Your instructions:
Output every line exactly as written. Leave out pictures.

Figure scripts
'''

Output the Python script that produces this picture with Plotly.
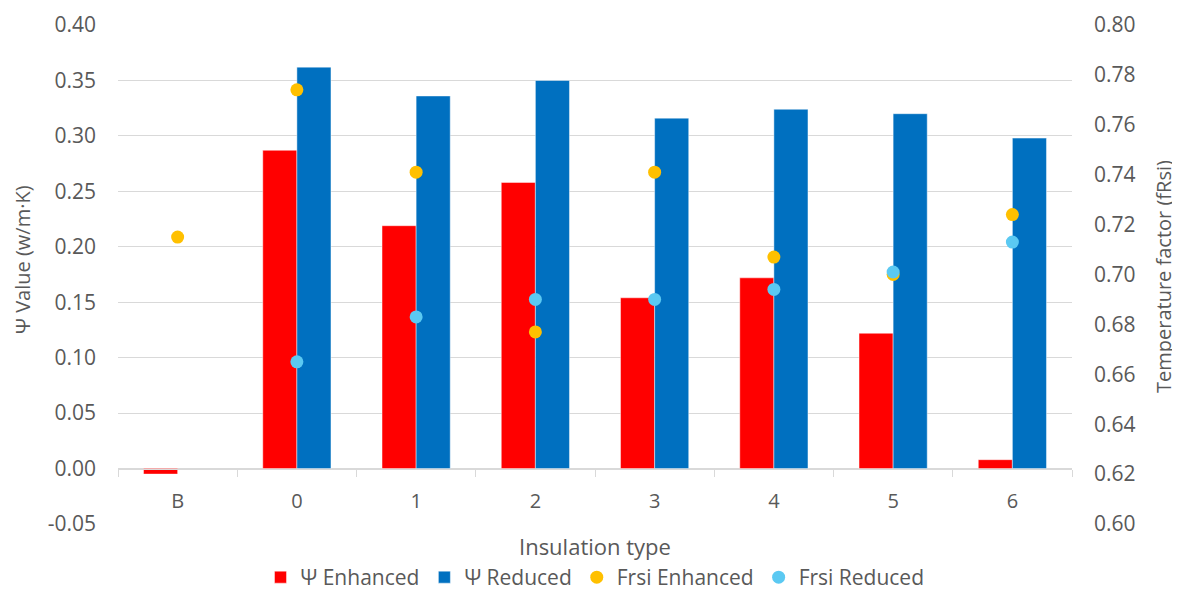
import plotly.graph_objects as go

categories = ["B", "0", "1", "2", "3", "4", "5", "6"]
psi_enhanced = [-0.005, 0.287, 0.219, 0.258, 0.154, 0.172, 0.122, 0.008]
psi_reduced = [None, 0.362, 0.336, 0.350, 0.316, 0.324, 0.320, 0.298]
frsi_enhanced = [0.715, 0.774, 0.741, 0.677, 0.741, 0.707, 0.700, 0.724]
frsi_reduced = [None, 0.665, 0.683, 0.690, 0.690, 0.694, 0.701, 0.713]

left_ticks = [-0.05, 0.0, 0.05, 0.10, 0.15, 0.20, 0.25, 0.30, 0.35, 0.40]
right_ticks = [0.60, 0.62, 0.64, 0.66, 0.68, 0.70, 0.72, 0.74, 0.76, 0.78, 0.80]

FONT = "Open Sans"
TXT = "#595959"
GRID = "#D9D9D9"

fig = go.Figure()
fig.add_trace(go.Bar(x=categories, y=psi_enhanced, name="Ψ Enhanced",
                     marker=dict(color="#FF0000", line=dict(color="rgba(255,255,255,0.6)", width=0.75))))
fig.add_trace(go.Bar(x=categories, y=psi_reduced, name="Ψ Reduced",
                     marker=dict(color="#0070C0", line=dict(color="rgba(255,255,255,0.6)", width=0.75))))
fig.add_trace(go.Scatter(x=categories, y=frsi_enhanced, name="Frsi Enhanced", mode="markers",
                         marker=dict(color="#FFC000", size=13), yaxis="y2"))
fig.add_trace(go.Scatter(x=categories, y=frsi_reduced, name="Frsi Reduced", mode="markers",
                         marker=dict(color="#5BC9F2", size=13), yaxis="y2"))

ymin, ymax = left_ticks[0], left_ticks[-1]
zero_pos = (0 - ymin) / (ymax - ymin)

# page body has an 8px margin; figure is sized/offset to compensate
OFF = 8
W, H = 1180 - OFF, 598 - OFF
PL, PR, PT, PB = 118, 1072, 25.3, 523.7  # plot area in screenshot pixels
PW, PH = PR - PL, PB - PT

fig.update_layout(
    width=W, height=H,
    margin=dict(l=PL - OFF, r=W - (PR - OFF), t=PT - OFF, b=H - (PB - OFF), autoexpand=False),
    paper_bgcolor="white", plot_bgcolor="white",
    font=dict(family=FONT, size=21, color=TXT),
    barmode="group", bargap=0.428, bargroupgap=0,
    showlegend=True,
    legend=dict(orientation="h", x=0.5, xanchor="center", xref="paper",
                y=0, yanchor="bottom", yref="container",
                font=dict(size=21, color=TXT), itemwidth=30, tracegroupgap=0),
    xaxis=dict(anchor="free", position=zero_pos, showline=True, linecolor=GRID, linewidth=1,
               ticks="outside", tickson="boundaries", ticklen=7, tickcolor=GRID,
               showgrid=False, tickfont=dict(size=20, color=TXT), ticklabelstandoff=14,
               automargin=False),
    yaxis=dict(range=[ymin, ymax], tickvals=left_ticks,
               ticktext=[f"{v:.2f}" for v in left_ticks],
               showgrid=True, gridcolor=GRID, gridwidth=1, zeroline=False,
               showline=False, ticks="", tickfont=dict(size=21, color=TXT),
               ticklabelstandoff=21, automargin=False),
    yaxis2=dict(range=[right_ticks[0], right_ticks[-1]], tickvals=right_ticks,
                ticktext=[f"{v:.2f}" for v in right_ticks],
                overlaying="y", side="right", showgrid=False, zeroline=False,
                showline=False, ticks="", tickfont=dict(size=21, color=TXT),
                ticklabelstandoff=21, automargin=False),
    annotations=[
        dict(text="Insulation type", xref="paper", yref="paper", x=0.5,
             y=-(546 - PB) / PH, xanchor="center", yanchor="middle", showarrow=False,
             font=dict(size=22, color=TXT)),
        dict(text="Ψ Value (w/m·K)", xref="paper", yref="paper",
             x=(23 - PL) / PW, y=(PB - 260) / PH, textangle=-90,
             xanchor="center", yanchor="middle", showarrow=False,
             font=dict(size=20, color=TXT)),
        dict(text="Temperature factor (fRsi)", xref="paper", yref="paper",
             x=(1163 - PL) / PW, y=(PB - 277) / PH, textangle=-90,
             xanchor="center", yanchor="middle", showarrow=False,
             font=dict(size=20, color=TXT)),
    ],
)

fig.write_html("out.html")
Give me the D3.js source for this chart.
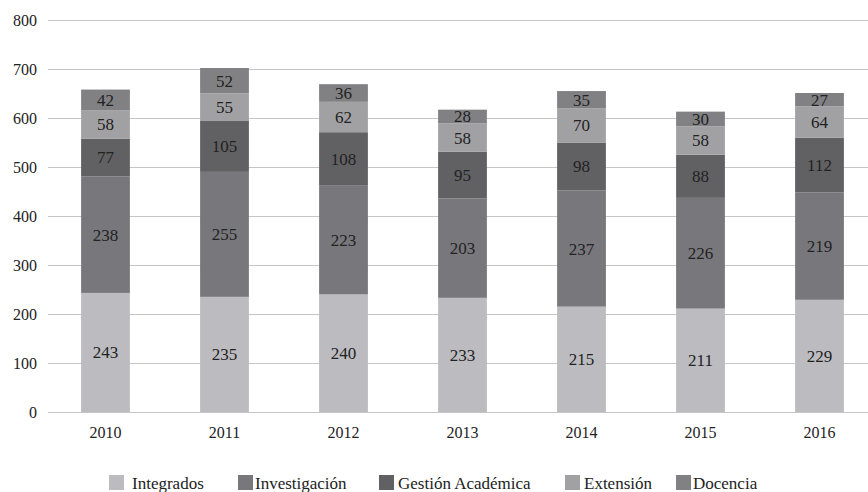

'''

Response below:
Output the Python script that produces this picture with Plotly.
import plotly.graph_objects as go

categories = ["B", "0", "1", "2", "3", "4", "5", "6"]
psi_enhanced = [-0.005, 0.287, 0.219, 0.258, 0.154, 0.172, 0.122, 0.008]
psi_reduced = [None, 0.362, 0.336, 0.350, 0.316, 0.324, 0.320, 0.298]
frsi_enhanced = [0.715, 0.774, 0.741, 0.677, 0.741, 0.707, 0.700, 0.724]
frsi_reduced = [None, 0.665, 0.683, 0.690, 0.690, 0.694, 0.701, 0.713]

left_ticks = [-0.05, 0.0, 0.05, 0.10, 0.15, 0.20, 0.25, 0.30, 0.35, 0.40]
right_ticks = [0.60, 0.62, 0.64, 0.66, 0.68, 0.70, 0.72, 0.74, 0.76, 0.78, 0.80]

FONT = "Open Sans"
TXT = "#595959"
GRID = "#D9D9D9"

fig = go.Figure()
fig.add_trace(go.Bar(x=categories, y=psi_enhanced, name="Ψ Enhanced",
                     marker=dict(color="#FF0000", line=dict(color="rgba(255,255,255,0.6)", width=0.75))))
fig.add_trace(go.Bar(x=categories, y=psi_reduced, name="Ψ Reduced",
                     marker=dict(color="#0070C0", line=dict(color="rgba(255,255,255,0.6)", width=0.75))))
fig.add_trace(go.Scatter(x=categories, y=frsi_enhanced, name="Frsi Enhanced", mode="markers",
                         marker=dict(color="#FFC000", size=13), yaxis="y2"))
fig.add_trace(go.Scatter(x=categories, y=frsi_reduced, name="Frsi Reduced", mode="markers",
                         marker=dict(color="#5BC9F2", size=13), yaxis="y2"))

ymin, ymax = left_ticks[0], left_ticks[-1]
zero_pos = (0 - ymin) / (ymax - ymin)

# page body has an 8px margin; figure is sized/offset to compensate
OFF = 8
W, H = 1180 - OFF, 598 - OFF
PL, PR, PT, PB = 118, 1072, 25.3, 523.7  # plot area in screenshot pixels
PW, PH = PR - PL, PB - PT

fig.update_layout(
    width=W, height=H,
    margin=dict(l=PL - OFF, r=W - (PR - OFF), t=PT - OFF, b=H - (PB - OFF), autoexpand=False),
    paper_bgcolor="white", plot_bgcolor="white",
    font=dict(family=FONT, size=21, color=TXT),
    barmode="group", bargap=0.428, bargroupgap=0,
    showlegend=True,
    legend=dict(orientation="h", x=0.5, xanchor="center", xref="paper",
                y=0, yanchor="bottom", yref="container",
                font=dict(size=21, color=TXT), itemwidth=30, tracegroupgap=0),
    xaxis=dict(anchor="free", position=zero_pos, showline=True, linecolor=GRID, linewidth=1,
               ticks="outside", tickson="boundaries", ticklen=7, tickcolor=GRID,
               showgrid=False, tickfont=dict(size=20, color=TXT), ticklabelstandoff=14,
               automargin=False),
    yaxis=dict(range=[ymin, ymax], tickvals=left_ticks,
               ticktext=[f"{v:.2f}" for v in left_ticks],
               showgrid=True, gridcolor=GRID, gridwidth=1, zeroline=False,
               showline=False, ticks="", tickfont=dict(size=21, color=TXT),
               ticklabelstandoff=21, automargin=False),
    yaxis2=dict(range=[right_ticks[0], right_ticks[-1]], tickvals=right_ticks,
                ticktext=[f"{v:.2f}" for v in right_ticks],
                overlaying="y", side="right", showgrid=False, zeroline=False,
                showline=False, ticks="", tickfont=dict(size=21, color=TXT),
                ticklabelstandoff=21, automargin=False),
    annotations=[
        dict(text="Insulation type", xref="paper", yref="paper", x=0.5,
             y=-(546 - PB) / PH, xanchor="center", yanchor="middle", showarrow=False,
             font=dict(size=22, color=TXT)),
        dict(text="Ψ Value (w/m·K)", xref="paper", yref="paper",
             x=(23 - PL) / PW, y=(PB - 260) / PH, textangle=-90,
             xanchor="center", yanchor="middle", showarrow=False,
             font=dict(size=20, color=TXT)),
        dict(text="Temperature factor (fRsi)", xref="paper", yref="paper",
             x=(1163 - PL) / PW, y=(PB - 277) / PH, textangle=-90,
             xanchor="center", yanchor="middle", showarrow=False,
             font=dict(size=20, color=TXT)),
    ],
)

fig.write_html("out.html")
Give me the D3.js source for this chart.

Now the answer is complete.